Jesse Rosenfeld reports:
“Oh my god Jesse, you’ve got to come, it’s a Mediterranean cruise to Gaza,” filmmaker and social justice activist John Greyson said to me, tongue partly in cheek, a while back.
He was trying to convince me that I should get on board a boat of Canadian activists and report on their voyage to Gaza as part of a flotilla of ships running bringing supplies and running Israel’s blockade.
Ten days later I find myself on a cramped flight to Athens, sandwiched between Toronto’s contingent on the Canadian boat. After watching the latest rendition of Gullivers Travels starring Jack Black, Greyson chats with me about how his involvement in the struggle against South African apartheid, desire to tackle tough issues in the Queer community and the influence of his progressive Jewish friends has put him on a collision course with Israel’s siege.

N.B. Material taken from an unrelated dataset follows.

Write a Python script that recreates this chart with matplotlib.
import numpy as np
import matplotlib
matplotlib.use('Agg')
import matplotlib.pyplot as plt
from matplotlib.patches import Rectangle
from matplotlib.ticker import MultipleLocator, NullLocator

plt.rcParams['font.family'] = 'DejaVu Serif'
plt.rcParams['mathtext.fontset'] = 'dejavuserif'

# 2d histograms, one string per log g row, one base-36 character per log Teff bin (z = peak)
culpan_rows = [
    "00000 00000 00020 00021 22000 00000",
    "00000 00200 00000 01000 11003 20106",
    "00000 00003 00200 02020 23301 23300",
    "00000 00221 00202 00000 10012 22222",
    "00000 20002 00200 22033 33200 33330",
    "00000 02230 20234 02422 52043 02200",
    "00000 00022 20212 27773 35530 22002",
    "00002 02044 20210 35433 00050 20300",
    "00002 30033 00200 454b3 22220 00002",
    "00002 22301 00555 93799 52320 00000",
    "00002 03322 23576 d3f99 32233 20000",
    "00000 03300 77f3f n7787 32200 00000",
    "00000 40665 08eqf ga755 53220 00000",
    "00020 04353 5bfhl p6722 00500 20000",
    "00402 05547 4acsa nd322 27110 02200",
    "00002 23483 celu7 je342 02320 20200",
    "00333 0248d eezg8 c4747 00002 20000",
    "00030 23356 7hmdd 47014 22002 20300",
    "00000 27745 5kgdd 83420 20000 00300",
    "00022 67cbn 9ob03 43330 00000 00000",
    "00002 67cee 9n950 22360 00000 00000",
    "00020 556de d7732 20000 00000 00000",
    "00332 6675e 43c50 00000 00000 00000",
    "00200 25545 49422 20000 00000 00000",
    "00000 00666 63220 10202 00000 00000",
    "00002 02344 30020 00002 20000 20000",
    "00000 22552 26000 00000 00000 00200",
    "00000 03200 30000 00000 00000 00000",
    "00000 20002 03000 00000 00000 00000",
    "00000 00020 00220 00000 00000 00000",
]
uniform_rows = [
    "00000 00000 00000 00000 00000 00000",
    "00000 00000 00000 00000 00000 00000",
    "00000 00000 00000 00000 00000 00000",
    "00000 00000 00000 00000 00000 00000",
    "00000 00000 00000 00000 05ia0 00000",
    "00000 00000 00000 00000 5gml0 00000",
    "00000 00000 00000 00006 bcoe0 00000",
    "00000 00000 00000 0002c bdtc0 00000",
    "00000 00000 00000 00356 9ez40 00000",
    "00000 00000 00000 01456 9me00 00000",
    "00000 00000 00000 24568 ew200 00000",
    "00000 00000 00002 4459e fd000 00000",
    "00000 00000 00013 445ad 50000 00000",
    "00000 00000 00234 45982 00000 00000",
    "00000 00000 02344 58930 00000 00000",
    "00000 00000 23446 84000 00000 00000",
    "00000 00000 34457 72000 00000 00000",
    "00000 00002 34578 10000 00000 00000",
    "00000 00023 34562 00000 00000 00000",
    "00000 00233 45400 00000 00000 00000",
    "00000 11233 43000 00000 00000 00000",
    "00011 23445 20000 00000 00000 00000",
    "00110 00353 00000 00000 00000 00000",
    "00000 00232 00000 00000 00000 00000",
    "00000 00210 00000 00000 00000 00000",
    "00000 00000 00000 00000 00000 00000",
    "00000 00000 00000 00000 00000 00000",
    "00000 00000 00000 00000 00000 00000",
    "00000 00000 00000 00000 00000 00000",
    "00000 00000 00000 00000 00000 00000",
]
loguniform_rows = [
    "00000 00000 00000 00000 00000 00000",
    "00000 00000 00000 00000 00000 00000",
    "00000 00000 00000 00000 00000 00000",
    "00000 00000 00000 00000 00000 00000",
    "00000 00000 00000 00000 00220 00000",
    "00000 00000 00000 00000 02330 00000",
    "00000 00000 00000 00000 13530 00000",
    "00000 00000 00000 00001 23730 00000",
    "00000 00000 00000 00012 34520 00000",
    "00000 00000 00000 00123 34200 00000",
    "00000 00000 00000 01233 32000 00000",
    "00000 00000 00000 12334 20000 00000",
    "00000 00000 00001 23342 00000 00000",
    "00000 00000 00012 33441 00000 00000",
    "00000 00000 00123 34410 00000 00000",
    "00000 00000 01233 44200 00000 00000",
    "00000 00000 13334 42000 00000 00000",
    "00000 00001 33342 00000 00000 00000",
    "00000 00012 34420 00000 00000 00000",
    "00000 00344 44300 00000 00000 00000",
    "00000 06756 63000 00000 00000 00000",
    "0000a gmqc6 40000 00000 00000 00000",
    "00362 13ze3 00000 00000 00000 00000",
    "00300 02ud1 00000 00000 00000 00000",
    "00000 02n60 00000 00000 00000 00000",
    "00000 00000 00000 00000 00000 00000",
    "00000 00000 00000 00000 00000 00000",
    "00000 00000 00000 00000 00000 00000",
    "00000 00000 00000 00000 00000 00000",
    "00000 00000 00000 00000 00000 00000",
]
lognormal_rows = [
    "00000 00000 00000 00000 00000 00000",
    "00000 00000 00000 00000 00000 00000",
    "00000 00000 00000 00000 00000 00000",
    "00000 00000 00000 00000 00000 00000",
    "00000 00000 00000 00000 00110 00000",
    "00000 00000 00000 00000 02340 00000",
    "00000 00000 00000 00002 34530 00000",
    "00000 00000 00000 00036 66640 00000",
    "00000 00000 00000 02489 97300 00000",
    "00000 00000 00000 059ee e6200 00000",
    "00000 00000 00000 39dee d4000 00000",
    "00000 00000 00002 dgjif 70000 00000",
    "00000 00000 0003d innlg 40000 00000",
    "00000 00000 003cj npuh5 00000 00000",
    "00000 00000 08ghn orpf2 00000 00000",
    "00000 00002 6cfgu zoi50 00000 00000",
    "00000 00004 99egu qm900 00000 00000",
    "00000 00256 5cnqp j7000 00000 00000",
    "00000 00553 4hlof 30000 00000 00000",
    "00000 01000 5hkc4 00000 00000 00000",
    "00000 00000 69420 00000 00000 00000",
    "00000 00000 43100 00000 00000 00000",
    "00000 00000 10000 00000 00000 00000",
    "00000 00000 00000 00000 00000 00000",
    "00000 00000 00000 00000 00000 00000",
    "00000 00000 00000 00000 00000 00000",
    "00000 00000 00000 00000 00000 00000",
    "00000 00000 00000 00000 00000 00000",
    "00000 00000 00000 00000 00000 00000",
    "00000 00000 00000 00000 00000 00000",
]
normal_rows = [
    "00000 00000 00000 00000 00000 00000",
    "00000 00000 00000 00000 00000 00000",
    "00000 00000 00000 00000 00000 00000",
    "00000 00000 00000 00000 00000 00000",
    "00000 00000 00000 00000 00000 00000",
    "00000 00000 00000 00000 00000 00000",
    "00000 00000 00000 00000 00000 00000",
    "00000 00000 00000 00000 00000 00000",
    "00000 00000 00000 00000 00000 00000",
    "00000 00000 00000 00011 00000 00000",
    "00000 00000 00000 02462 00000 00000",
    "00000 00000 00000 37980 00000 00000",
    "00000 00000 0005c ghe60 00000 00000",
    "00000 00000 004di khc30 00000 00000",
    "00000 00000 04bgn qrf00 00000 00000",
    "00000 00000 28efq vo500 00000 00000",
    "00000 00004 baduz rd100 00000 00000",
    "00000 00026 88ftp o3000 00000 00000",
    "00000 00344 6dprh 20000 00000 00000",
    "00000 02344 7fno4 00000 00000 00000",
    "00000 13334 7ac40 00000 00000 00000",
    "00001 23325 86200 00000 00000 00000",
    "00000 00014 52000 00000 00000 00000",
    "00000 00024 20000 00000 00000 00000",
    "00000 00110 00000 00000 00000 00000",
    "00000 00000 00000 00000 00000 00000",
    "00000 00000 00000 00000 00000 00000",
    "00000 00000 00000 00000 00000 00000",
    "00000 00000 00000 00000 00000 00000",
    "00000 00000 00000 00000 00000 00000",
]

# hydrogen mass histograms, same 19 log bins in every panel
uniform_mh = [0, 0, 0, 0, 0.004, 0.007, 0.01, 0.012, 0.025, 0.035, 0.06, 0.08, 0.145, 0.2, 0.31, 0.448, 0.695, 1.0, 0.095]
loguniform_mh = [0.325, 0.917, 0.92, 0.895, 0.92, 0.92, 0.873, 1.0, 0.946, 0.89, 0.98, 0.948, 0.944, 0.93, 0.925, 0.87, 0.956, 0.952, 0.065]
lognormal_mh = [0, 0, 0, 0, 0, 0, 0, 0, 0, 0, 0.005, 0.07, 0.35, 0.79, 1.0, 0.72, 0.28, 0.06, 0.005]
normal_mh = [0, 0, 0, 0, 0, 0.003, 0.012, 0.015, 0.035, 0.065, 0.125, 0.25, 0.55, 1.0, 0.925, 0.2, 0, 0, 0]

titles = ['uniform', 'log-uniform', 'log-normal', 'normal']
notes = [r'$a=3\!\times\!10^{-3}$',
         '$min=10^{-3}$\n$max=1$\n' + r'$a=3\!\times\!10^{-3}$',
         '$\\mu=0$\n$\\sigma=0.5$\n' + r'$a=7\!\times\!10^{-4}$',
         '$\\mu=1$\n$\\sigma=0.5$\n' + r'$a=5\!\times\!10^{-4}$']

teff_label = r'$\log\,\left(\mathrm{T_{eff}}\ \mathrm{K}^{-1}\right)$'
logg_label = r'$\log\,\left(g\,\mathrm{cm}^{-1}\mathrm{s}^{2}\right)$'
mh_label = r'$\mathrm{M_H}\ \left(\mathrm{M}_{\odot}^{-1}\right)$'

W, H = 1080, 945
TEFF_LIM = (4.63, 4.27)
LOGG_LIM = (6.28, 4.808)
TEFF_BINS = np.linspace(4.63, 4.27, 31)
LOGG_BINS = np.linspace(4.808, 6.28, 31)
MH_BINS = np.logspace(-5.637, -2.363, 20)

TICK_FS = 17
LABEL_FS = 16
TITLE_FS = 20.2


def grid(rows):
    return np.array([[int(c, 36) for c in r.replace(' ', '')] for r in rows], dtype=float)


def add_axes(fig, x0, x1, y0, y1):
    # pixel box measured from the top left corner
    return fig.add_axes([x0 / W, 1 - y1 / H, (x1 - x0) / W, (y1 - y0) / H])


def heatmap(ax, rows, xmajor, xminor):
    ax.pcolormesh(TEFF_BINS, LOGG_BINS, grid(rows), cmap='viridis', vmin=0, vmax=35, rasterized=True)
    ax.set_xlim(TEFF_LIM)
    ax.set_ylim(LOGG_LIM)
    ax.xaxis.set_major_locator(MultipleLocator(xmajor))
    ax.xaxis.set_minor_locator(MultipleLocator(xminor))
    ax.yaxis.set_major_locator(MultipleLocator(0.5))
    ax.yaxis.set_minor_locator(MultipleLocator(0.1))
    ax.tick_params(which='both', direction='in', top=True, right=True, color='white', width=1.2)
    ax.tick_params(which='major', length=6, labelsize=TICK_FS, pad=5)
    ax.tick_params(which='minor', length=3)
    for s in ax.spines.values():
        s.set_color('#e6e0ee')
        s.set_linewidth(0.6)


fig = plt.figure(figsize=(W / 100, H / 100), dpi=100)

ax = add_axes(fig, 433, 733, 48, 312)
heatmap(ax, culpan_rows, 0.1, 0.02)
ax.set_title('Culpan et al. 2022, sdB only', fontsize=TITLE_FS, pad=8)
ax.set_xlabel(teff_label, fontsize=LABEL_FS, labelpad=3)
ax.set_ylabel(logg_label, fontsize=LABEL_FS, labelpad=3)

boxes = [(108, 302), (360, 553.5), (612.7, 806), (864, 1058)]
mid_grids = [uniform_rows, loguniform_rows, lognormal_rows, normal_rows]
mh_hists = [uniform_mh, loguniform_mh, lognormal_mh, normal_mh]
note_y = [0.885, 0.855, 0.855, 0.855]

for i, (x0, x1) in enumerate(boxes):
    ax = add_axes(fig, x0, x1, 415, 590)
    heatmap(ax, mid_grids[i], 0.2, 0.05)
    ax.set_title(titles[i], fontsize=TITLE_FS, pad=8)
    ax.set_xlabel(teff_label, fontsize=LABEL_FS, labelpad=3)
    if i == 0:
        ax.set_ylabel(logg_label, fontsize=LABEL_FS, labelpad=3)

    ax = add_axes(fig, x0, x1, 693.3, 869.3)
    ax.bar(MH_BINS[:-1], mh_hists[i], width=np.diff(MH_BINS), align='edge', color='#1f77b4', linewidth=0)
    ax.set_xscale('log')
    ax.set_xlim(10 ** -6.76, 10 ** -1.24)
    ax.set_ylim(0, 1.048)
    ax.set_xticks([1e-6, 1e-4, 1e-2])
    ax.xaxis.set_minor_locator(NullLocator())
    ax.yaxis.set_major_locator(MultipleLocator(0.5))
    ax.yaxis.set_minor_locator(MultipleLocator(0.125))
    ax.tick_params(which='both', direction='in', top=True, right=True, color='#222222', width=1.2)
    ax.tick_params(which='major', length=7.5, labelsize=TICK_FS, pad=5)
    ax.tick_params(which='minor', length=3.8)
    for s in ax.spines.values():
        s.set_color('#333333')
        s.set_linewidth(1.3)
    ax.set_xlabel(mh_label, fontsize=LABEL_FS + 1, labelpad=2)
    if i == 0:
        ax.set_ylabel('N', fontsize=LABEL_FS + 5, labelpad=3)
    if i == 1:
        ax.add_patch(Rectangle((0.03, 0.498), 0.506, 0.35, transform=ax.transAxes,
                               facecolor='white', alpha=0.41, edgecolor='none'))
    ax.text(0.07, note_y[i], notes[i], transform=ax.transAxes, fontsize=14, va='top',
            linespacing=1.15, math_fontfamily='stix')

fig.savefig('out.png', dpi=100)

He, along with the other Toronto activists flying out had received a less than warm send off by members of the far right nationalist, Jewish Defense League (JDL), who protested their planned voyage at the airport, accusing them of supporting terrorism.
Michael Archer, at Guernica, interviews Alice Walker:
Guernica: You just returned from a trip to Palestine a few weeks ago. What’s changed since your last visit to the West Bank? You worked a lot with Palestinian children there. What were your impressions of that experience? What did you leave knowing that you didn’t know before?

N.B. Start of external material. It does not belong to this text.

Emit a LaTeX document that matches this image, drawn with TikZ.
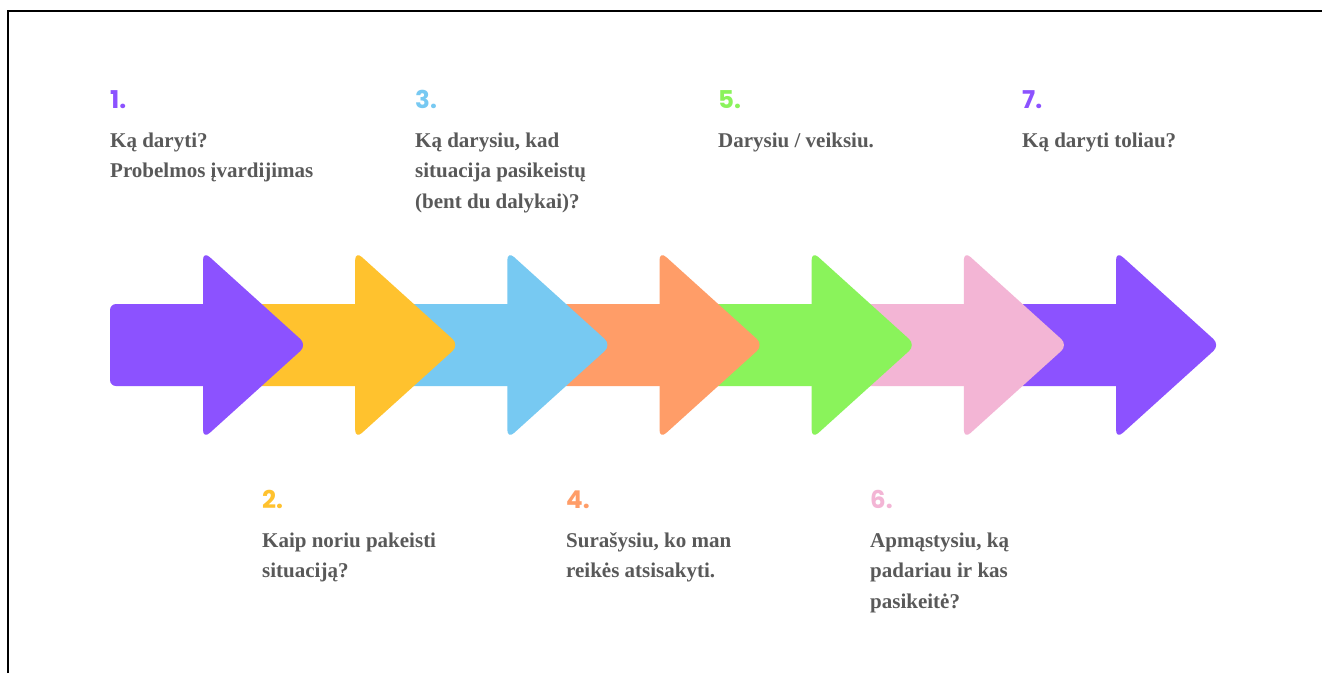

Alice Walker: My first trip to Palestine was to Gaza, in 2009, shortly after “Operation Cast Lead,” during which the Gaza strip was bombed for twenty-two days and nights, with airstrikes every twenty-seven minutes. There was enormous devastation: Over 1400 people killed, including over 300 children, and countless people, many of them children, injured and of course terrorized for the rest of their lives. I tried to get into Gaza a second time to help deliver aid but was denied entry through Egypt. This most recent visit was to the West Bank (for a TED inspired event and a few days with the Palestine Literary Festival) which friends had told us was quite different than Gaza. They were right. There was the feeling of a more intact people, though frazzled and suffering every day from racist oppression which includes witnessing the theft of their land by construction of Israel’s apartheid wall, which is amazingly huge and oppressive: simply gobbling up all the good land to be had, with the wall built right in people’s faces in many instances.
I discovered that artists everywhere are a frisky lot, that we will raise our voices and our songs and our dances and our poems in the face of any oppression, and that we will maintain apparently to our dying breath a sense of humor about the craziness of other people’s actions. This is brilliantly demonstrated in the talk by the writer Suad Amiry, (available on Youtube) who closed out the TEDxRamallah evening by talking about her experience of being put under curfew by the Israelis at the same time that she was being visited by her mother-in-law. She had everyone rolling in the aisles with this story of how important it is to see one’s dilemma, whatever it is, with humor and grit.